Design of stable Ni/ZrO2 catalysts for dry reforming of methane

ZrO2 supported Ni with an average particle diameter of 1–2 nm were synthesized by binding Ni2+ in rccc-5,11,17,23-tetrahydroxy-2,8,14,20-tetra(n-decyl)resorcin[4]arene (pyrogallol[4]arene) nanocapsules as Ni precursor. The Ni/ZrO2 catalyst with a 1.1 nm particle diameter showed outstanding stability in dry reforming of methane (DRM), which maintained nearly 90% of the initial activity after 60 h time on stream.
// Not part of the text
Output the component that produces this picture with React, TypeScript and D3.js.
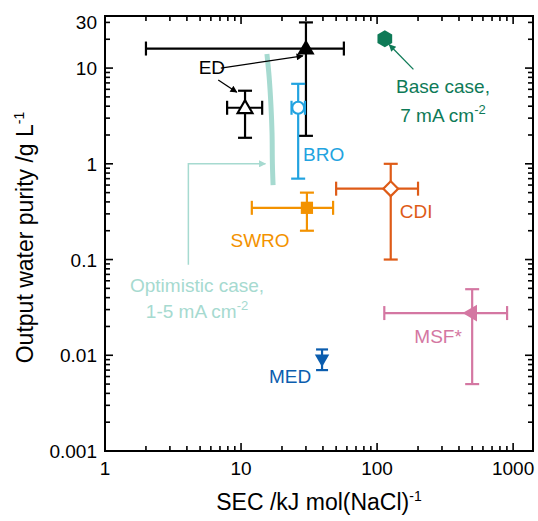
import * as d3 from 'd3'

// technologies: SEC (kJ/mol NaCl) vs output water purity (g/L)
const names = ['ED', 'ED lab', 'BRO', 'SWRO', 'CDI', 'MED', 'MSF*', 'Base case']
const secMid = [30, 10.7, 26.3, 30.5, 126, 39.4, 500, 114]
const secLow = [2, 7.9, 23.5, 12, 50, null, 113, null]
const secHigh = [57, 14.3, 29.5, 47.5, 200, null, 903, null]
const purityMid = [16, 3.85, 3.85, 0.347, 0.55, 0.0092, 0.0276, 20.2]
const purityLow = [1.96, 1.87, 0.7, 0.2, 0.1, 0.007, 0.005, null]
const purityHigh = [30, 5.8, 6.85, 0.5, 1.0, 0.0115, 0.049, null]
const colors = ['#000000', '#000000', '#22A3E0', '#F39200', '#DE5B17', '#0B5DAE', '#D477A2', '#0E7A57']
const shapes = ['triUp', 'triUpOpen', 'circleOpen', 'square', 'diamondOpen', 'triDown', 'triLeft', 'hexagon']

// optimistic case (1-5 mA cm-2) curve
const optSec = [15.5, 16.1, 16.6, 16.9, 17.0, 17.2]
const optPurity = [14, 8, 4, 2.1, 1, 0.6]

const xTickLabels = ['1', '10', '100', '1000']
const yTickLabels = ['0.001', '0.01', '0.1', '1', '10', '30']

const W = 538
const H = 521
const m = { left: 105, top: 16, right: 5, bottom: 70 }

const x = d3.scaleLog().domain([1, 1400]).range([m.left, W - m.right])
const y = d3.scaleLog().domain([0.001, 35]).range([H - m.bottom, m.top])

const font = "'Liberation Sans', Arial, sans-serif"

const logTicks = (lo: number, hi: number) => {
  const out: { v: number; major: boolean }[] = []
  for (let k = Math.floor(Math.log10(lo)); k <= Math.ceil(Math.log10(hi)); k++) {
    for (let i = 1; i < 10; i++) {
      const v = i * Math.pow(10, k)
      if (v >= lo * 0.999 && v <= hi * 1.001) out.push({ v, major: i === 1 })
    }
  }
  return out
}

const marker = (shape: string, color: string) => {
  const sw = 2.2
  switch (shape) {
    case 'triUp':
      return <path d={d3.symbol(d3.symbolTriangle, 130)()!} fill={color} transform="translate(0,1)" />
    case 'triUpOpen':
      return <path d={d3.symbol(d3.symbolTriangle, 95)()!} fill="#fff" stroke={color} strokeWidth={sw} transform="translate(0,1)" />
    case 'circleOpen':
      return <circle r={6} fill="#fff" stroke={color} strokeWidth={sw} />
    case 'square':
      return <path d={d3.symbol(d3.symbolSquare, 150)()!} fill={color} />
    case 'diamondOpen':
      return <path d={d3.symbol(d3.symbolSquare, 110)()!} fill="#fff" stroke={color} strokeWidth={sw} transform="rotate(45)" />
    case 'triDown':
      return <path d={d3.symbol(d3.symbolTriangle, 90)()!} fill={color} transform="rotate(180)" />
    case 'triLeft':
      return <path d={d3.symbol(d3.symbolTriangle, 120)()!} fill={color} transform="rotate(-90)" />
    case 'hexagon': {
      const r = 8.5
      const pts = d3.range(6).map(i => {
        const a = (Math.PI / 3) * i - Math.PI / 2
        return [r * Math.cos(a), r * Math.sin(a)] as [number, number]
      })
      return <path d={d3.line()(pts)! + 'Z'} fill={color} />
    }
  }
  return null
}

export default function App() {
  const x0 = m.left
  const x1 = W - m.right
  const y0 = m.top
  const y1 = H - m.bottom
  const xt = logTicks(1, 1400)
  const yt = logTicks(0.001, 35)
  const optLine = d3
    .line<number>()
    .x((_, i) => x(optSec[i]))
    .y(d => y(d))
    .curve(d3.curveCatmullRom)(optPurity)

  return (
    <svg width={W} height={H} style={{ position: 'absolute', left: 0, top: 0, background: '#fff' }} fontFamily={font}>
      <defs>
        {[
          ['arrBlack', '#000'],
          ['arrGreen', '#0E7A57'],
          ['arrTeal', '#A6DAD0'],
        ].map(([id, c]) => (
          <marker key={id} id={id} viewBox="0 0 10 10" refX="9" refY="5" markerWidth="9" markerHeight="7" markerUnits="userSpaceOnUse" orient="auto">
            <path d="M0,0 L10,5 L0,10 Z" fill={c} />
          </marker>
        ))}
      </defs>

      {/* ticks, inward on all four sides */}
      <g stroke="#000" strokeWidth={1.6}>
        {xt.map(({ v, major }, i) => (
          <g key={'x' + i}>
            <line x1={x(v)} x2={x(v)} y1={y1} y2={y1 - (major ? 8 : 5)} />
            <line x1={x(v)} x2={x(v)} y1={y0} y2={y0 + (major ? 8 : 5)} />
          </g>
        ))}
        {yt.map(({ v, major }, i) => (
          <g key={'y' + i}>
            <line x1={x0} x2={x0 + (major ? 8 : 5)} y1={y(v)} y2={y(v)} />
            <line x1={x1} x2={x1 - (major ? 8 : 5)} y1={y(v)} y2={y(v)} />
          </g>
        ))}
      </g>
      <rect x={x0} y={y0} width={x1 - x0} height={y1 - y0} fill="none" stroke="#000" strokeWidth={2} />

      {xTickLabels.map(t => (
        <text key={t} x={x(+t)} y={y1 + 24} fontSize={19} textAnchor="middle">
          {t}
        </text>
      ))}
      {yTickLabels.map(t => (
        <text key={t} x={x0 - 8} y={y(+t) + 7} fontSize={19} textAnchor="end">
          {t}
        </text>
      ))}

      <text x={(x0 + x1) / 2} y={510} fontSize={23} textAnchor="middle">
        SEC /kJ mol(NaCl)<tspan dy={-9} fontSize={14}>-1</tspan>
      </text>
      <text transform={`translate(33,${(y0 + y1) / 2 + 4}) rotate(-90)`} fontSize={23} textAnchor="middle">
        Output water purity /g L<tspan dy={-9} fontSize={14}>-1</tspan>
      </text>

      {/* optimistic case */}
      <path d={optLine!} fill="none" stroke="#A6DAD0" strokeWidth={5} />
      <polyline
        points={`${x(4.1)},${y(0.088)} ${x(4.1)},${y(1)} ${x(15.1)},${y(1)}`}
        fill="none"
        stroke="#A6DAD0"
        strokeWidth={1.5}
        markerEnd="url(#arrTeal)"
      />
      <text x={x(4.75)} y={y(0.046)} fontSize={19} fill="#A6DAD0" textAnchor="middle">
        Optimistic case,
      </text>
      <text x={x(4.75)} y={y(0.0246)} fontSize={19} fill="#A6DAD0" textAnchor="middle">
        1-5 mA cm<tspan dy={-8} fontSize={13}>-2</tspan>
      </text>

      {/* error bars and markers */}
      {names.map((n, i) => {
        const cx = x(secMid[i])
        const cy = y(purityMid[i])
        const c = colors[i]
        const cap = i === 5 ? 6 : 7
        return (
          <g key={n} stroke={c} strokeWidth={2.2}>
            {secLow[i] != null && (
              <g>
                <line x1={x(secLow[i]!)} x2={x(secHigh[i]!)} y1={cy} y2={cy} />
                <line x1={x(secLow[i]!)} x2={x(secLow[i]!)} y1={cy - cap} y2={cy + cap} />
                <line x1={x(secHigh[i]!)} x2={x(secHigh[i]!)} y1={cy - cap} y2={cy + cap} />
              </g>
            )}
            {purityLow[i] != null && (
              <g>
                <line x1={cx} x2={cx} y1={y(purityLow[i]!)} y2={y(purityHigh[i]!)} />
                <line x1={cx - cap} x2={cx + cap} y1={y(purityLow[i]!)} y2={y(purityLow[i]!)} />
                <line x1={cx - cap} x2={cx + cap} y1={y(purityHigh[i]!)} y2={y(purityHigh[i]!)} />
              </g>
            )}
            <g transform={`translate(${cx},${cy})`} stroke="none">
              {marker(shapes[i], c)}
            </g>
          </g>
        )
      })}

      {/* labels and arrows */}
      <text x={x(6.1)} y={y(8.7)} fontSize={19} textAnchor="middle">
        ED
      </text>
      <line x1={x(7.1)} y1={y(10)} x2={x(28.5)} y2={y(13.4)} stroke="#000" strokeWidth={1.3} markerEnd="url(#arrBlack)" />
      <line x1={x(6.8)} y1={y(7.5)} x2={x(9.3)} y2={y(5.6)} stroke="#000" strokeWidth={1.3} markerEnd="url(#arrBlack)" />

      <text x={x(28.6)} y={y(1.07)} fontSize={19} fill="#22A3E0">
        BRO
      </text>
      <text x={x(13.8)} y={y(0.136)} fontSize={19} fill="#F39200" textAnchor="middle">
        SWRO
      </text>
      <text x={x(147)} y={y(0.273)} fontSize={19} fill="#DE5B17">
        CDI
      </text>
      <text x={x(22.9)} y={y(0.0051)} fontSize={19} fill="#0B5DAE" textAnchor="middle">
        MED
      </text>
      <text x={x(281)} y={y(0.0133)} fontSize={19} fill="#D477A2" textAnchor="middle">
        MSF*
      </text>

      <line x1={x(185)} y1={y(9.7)} x2={x(123)} y2={y(17.5)} stroke="#0E7A57" strokeWidth={1.3} markerEnd="url(#arrGreen)" />
      <text x={x(305)} y={y(5.5)} fontSize={19} fill="#0E7A57" textAnchor="middle">
        Base case,
      </text>
      <text x={x(305)} y={y(2.75)} fontSize={19} fill="#0E7A57" textAnchor="middle">
        7 mA cm<tspan dy={-8} fontSize={13}>-2</tspan>
      </text>
    </svg>
  )
}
The high stability is attributed to nearly all Ni atoms being located at the interface and perimeter to ZrO2. This led to a higher accessibility to the oxygen from activated CO2 at the Ni-ZrO2 interface, facilitating conversion of surface carbon to CO. Ni/ZrO2 catalysts with larger Ni particle diameter have a fraction of non-perimeter Ni that deactivates rapidly. The decrease of the H2 formation rate was faster with time on stream than the decrease of the H2O formation rate. At longer time on stream the ratio of H2O to H2 yield reached 0.40 ± 0.08 for all Ni/ZrO2 catalysts, independently if a catalyst was stable from the reaction start or deactivated to a stable level. The ratio between H2O and H2 yield reflects the abundance of oxygen availability on the Ni surface, the oxygen availability index (OAI). For an OAI value of 0.40, the deactivation of Ni catalyst was negligible, while below that deactivation was pronounced. The reorganization of surface carbon to graphitic overlayers and carbon fibers is hypothesized to start from surface domains that are not adjacent to the metal-support perimeter.